In brainstorming the name of our group and how we wanted to pitch it, my friend and I started riffing on ideas. We started with Mingling Singles, which we found out has a couple of Facebook groups already on. We then figured out if we did M and M Singles, that was open, and M and M standing for Mix and Mingling. We also had the basic tag line of “Drop the App, Meet the Old Fashioned Way!” I loved the concept and the idea of just meeting people in person.
The event is now called – Matchmaker by Marker’s Mark – Meet the “Old Fashioned Way” and will be held on Saturday, February 9th at 7:30 PM at Cindy’s (https://www.chicagoathletichotel.com/restaurants/cindys) which is the rooftop bar at the Chicago Athletic Club, 12 S. Michigan Ave. The event is completely FREE and will feature the Old Fashioned Cocktail made with Maker’s Mark along with a few other signature cocktails. Maker’s Mark will also have a whiskey tasting table to learn more about whisky and bourbon. We will have tasty appetizers and a DJ.

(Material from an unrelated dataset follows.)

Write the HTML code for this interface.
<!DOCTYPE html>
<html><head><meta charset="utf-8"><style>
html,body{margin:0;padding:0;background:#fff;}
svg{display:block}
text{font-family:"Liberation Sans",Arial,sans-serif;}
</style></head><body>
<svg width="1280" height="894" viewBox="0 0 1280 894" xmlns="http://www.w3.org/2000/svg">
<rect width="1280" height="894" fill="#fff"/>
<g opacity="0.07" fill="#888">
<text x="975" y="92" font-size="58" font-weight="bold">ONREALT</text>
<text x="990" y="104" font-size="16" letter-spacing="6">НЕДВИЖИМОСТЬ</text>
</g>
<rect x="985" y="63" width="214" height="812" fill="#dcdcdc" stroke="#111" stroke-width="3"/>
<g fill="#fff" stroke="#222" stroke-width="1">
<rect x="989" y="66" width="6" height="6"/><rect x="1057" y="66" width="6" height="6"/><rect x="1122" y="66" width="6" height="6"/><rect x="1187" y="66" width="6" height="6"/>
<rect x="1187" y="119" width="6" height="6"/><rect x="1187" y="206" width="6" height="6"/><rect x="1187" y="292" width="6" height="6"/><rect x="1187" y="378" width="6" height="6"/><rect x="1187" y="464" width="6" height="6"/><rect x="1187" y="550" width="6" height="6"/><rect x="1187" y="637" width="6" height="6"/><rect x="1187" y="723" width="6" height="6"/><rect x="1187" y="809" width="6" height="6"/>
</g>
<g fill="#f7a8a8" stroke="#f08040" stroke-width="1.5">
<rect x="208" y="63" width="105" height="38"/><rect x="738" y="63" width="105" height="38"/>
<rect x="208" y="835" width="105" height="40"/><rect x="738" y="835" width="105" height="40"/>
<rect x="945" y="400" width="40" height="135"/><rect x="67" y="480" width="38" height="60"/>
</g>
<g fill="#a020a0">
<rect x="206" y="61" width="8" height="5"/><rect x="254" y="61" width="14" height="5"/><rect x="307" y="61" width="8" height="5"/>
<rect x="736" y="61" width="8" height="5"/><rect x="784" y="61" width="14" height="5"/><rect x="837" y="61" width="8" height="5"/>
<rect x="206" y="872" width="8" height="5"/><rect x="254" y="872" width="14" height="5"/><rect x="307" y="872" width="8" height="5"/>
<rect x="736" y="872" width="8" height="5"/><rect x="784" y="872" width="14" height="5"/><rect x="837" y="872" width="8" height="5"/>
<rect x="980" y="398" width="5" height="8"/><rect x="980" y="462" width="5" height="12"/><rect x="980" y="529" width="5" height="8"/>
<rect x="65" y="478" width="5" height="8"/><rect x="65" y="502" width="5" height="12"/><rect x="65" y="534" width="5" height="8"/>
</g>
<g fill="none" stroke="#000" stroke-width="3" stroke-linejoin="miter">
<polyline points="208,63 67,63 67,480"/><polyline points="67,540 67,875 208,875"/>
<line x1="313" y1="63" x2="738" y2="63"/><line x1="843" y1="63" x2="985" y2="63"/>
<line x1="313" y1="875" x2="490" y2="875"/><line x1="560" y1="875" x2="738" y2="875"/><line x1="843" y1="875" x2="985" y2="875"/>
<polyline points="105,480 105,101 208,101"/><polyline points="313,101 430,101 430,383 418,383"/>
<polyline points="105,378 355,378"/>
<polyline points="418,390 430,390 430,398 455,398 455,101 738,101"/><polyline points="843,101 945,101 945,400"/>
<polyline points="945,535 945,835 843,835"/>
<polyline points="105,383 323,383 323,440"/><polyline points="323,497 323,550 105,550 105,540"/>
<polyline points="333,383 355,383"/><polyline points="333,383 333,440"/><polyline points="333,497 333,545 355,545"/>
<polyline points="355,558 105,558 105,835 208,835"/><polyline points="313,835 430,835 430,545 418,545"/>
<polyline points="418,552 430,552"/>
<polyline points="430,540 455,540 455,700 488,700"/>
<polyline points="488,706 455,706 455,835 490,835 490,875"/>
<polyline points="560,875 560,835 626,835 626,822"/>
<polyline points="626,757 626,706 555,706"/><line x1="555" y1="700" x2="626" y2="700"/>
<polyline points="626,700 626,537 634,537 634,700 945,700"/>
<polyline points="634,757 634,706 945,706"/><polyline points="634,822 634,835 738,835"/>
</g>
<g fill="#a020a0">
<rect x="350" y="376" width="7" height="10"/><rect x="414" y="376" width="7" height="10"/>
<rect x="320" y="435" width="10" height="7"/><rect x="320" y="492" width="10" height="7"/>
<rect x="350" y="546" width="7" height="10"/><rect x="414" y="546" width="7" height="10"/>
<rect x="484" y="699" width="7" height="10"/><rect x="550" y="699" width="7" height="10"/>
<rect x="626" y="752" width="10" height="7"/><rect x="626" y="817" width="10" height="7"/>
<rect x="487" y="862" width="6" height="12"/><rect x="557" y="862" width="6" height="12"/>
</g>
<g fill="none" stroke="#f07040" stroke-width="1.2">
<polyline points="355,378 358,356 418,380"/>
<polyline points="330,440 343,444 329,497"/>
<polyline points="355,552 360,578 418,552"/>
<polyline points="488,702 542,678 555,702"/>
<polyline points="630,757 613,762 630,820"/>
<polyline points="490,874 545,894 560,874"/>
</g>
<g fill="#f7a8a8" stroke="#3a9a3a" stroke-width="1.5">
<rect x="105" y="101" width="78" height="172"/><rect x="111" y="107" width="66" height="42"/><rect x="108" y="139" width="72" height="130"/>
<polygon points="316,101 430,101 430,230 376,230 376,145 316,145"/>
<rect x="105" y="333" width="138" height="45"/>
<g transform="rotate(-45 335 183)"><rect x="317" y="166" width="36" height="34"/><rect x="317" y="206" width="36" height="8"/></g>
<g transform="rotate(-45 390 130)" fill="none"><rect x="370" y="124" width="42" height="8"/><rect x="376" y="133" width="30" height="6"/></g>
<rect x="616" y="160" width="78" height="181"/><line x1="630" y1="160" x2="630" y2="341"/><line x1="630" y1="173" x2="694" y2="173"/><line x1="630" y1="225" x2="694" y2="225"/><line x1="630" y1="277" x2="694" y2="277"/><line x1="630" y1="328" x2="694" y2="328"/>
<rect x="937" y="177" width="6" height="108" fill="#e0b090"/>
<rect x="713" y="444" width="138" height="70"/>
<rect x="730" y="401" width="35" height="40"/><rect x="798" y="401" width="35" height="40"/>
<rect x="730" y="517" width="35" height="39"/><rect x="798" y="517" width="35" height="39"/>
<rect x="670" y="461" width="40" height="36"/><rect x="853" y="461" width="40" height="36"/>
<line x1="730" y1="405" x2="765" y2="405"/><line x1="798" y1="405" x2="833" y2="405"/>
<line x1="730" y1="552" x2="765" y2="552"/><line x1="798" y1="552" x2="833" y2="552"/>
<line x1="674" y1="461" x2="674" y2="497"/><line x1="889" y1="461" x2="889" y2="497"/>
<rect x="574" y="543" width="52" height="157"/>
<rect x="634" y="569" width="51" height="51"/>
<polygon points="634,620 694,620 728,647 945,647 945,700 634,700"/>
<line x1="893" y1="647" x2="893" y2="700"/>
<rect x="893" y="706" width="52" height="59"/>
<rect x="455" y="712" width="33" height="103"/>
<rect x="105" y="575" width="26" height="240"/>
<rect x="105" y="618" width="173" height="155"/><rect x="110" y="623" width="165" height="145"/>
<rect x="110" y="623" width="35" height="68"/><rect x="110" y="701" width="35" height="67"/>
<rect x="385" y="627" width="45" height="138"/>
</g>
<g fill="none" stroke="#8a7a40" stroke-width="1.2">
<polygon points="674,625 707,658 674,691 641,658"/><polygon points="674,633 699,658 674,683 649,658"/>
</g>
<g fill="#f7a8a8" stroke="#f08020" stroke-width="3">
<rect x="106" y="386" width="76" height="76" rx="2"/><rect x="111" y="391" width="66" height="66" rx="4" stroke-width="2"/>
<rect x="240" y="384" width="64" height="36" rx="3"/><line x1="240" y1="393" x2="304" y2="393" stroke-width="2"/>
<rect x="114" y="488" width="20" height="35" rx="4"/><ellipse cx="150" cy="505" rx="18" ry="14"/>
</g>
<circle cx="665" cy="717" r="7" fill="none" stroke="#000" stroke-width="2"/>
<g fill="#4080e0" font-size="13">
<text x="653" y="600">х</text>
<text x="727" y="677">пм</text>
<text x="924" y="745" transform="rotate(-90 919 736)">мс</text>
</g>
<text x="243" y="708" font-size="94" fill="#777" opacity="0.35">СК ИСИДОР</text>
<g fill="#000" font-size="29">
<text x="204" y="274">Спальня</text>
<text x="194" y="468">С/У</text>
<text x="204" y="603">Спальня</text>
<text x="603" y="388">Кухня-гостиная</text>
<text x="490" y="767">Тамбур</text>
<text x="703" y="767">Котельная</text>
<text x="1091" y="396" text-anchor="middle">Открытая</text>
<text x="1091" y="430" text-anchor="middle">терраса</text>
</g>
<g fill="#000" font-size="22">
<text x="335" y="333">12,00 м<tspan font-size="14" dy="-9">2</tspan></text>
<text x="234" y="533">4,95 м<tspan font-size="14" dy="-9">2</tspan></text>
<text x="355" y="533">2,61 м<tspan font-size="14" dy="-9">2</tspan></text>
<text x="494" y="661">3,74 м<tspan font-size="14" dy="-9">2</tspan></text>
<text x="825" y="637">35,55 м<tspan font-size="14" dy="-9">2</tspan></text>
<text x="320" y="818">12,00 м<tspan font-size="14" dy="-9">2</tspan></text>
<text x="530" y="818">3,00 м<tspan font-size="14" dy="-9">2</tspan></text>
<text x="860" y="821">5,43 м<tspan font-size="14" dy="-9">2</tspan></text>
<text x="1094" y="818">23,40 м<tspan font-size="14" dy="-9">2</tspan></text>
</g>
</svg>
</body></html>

So, what started as a way to help us fellow singles to meet without the apps has turned into a potential venture for me and my friend. It is really fun to get excited about planning these events and all the learning involved with a major sponsor. It’s been a whirlwind.
We will be having a website to sign up on, which is required to attend (hopefully by my post next week), as the capacity for the room is capped. If you are single, then please come. If you are not single, then tell your single friends and if you insist on coming yourself as a coupled person, then be sure to bring a single friend or three with you!
Sometimes being confident and taking initiative leads you to places you never knew you could go. So, don’t be afraid to strike up that next conversation to see where it leads.